From:Chris Bates <chris.maths_student@...>
Date:Sunday, September 19, 2004, 20:31
Okay... I was reading a book called "the 100 greatest philosophers" out
of boredom during my lunchbreak at my part time job, and I was reading
the section on Plato (I think), talking about archetypes etc, and I was
thinking about how this relates to qualifiers, quantifiers, plurality
etc. It seems to me... if a common noun represents an archetype, say
"man", then we can get from that:
the archetype itself (perhaps "maleness"?)
the set of instantiations of the architype ("all men")
a subset of the complete set
an individual member of the set ("a/the man")
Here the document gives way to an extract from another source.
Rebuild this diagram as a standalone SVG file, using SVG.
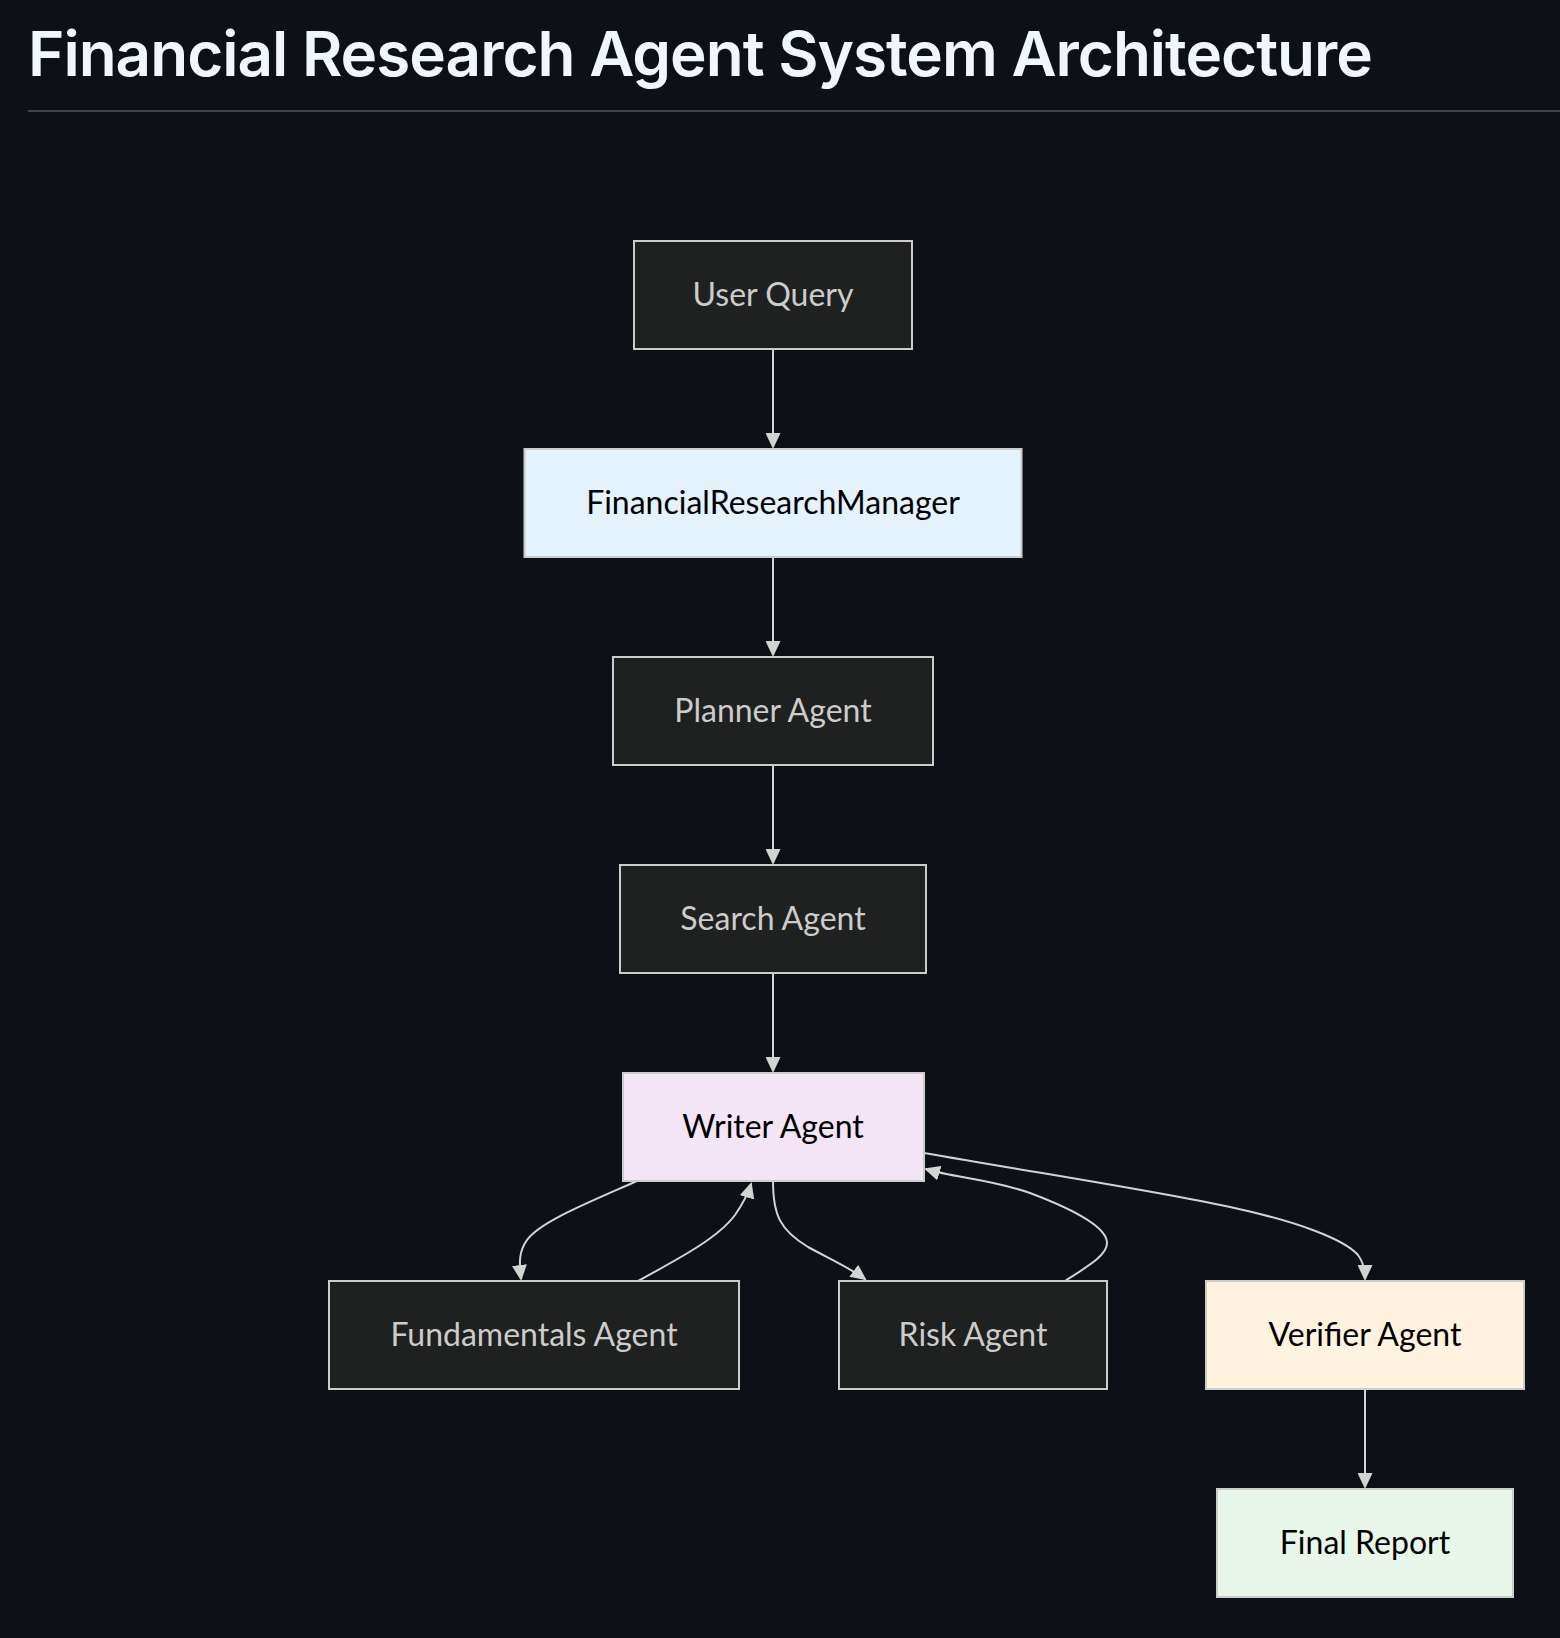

 And then I started wondering if any languages "number" system actually
makes this four way distinction... and from that I got onto the problem
of the definition of subset, since a subset can contain only one
element, or, in set theory at least, no elements at all (the null set is
a subset of all sets including itself), so the distinctions above don't
necessarily make any distinction between singular and plural (and how do
you handle mass nouns? Count the whole set as the set every single
"atom", "molecule", "point", whatever of the substance and then use
subsets but not individual members? Or some other approach?), and
started thinking about making other distinctions such as plurality or
specificality (if we distinguish specificality in this system then it
seems to me that taken as a whole we mostly do away with the need for
qualifying words such as "any" etc).
 I was also thinking about what it means to have a plural argument to a
verb... take for instance "The men went to the supermarket". This
amounts to feeding each member of the group "the men" to the verb, with
(often) the added implication that each of them went in a way somehow
related to the others going. If I said "John went to the supermarket,
and Fred went to the supermarket, and..." then I am not necessarily
implying that they did it together or that each of them going is related
in any way. Most languages have an easy way of giving the first meaning,
but the second seems to me more tricky. In English we'd usually use
"each" I think, as for example in: "Each man went to the supermarket" or
"Each of the men went to the supermarket". This removes the implication
that the events are related, or at least makes them more distantly
related. How do other languages handle this? How do your conlangs handle
this?
 This has mostly been a ramble... there wasn't any objective really,
except that I thought someone else might have ideas on this topic. :) I
hope someone finds it interesting.... or has some added thoughts. :)
I've always found the examples of logical languages I've seen... less
than exciting to be honest, but thoughts linking maths/logic and
language are interesting me tonight.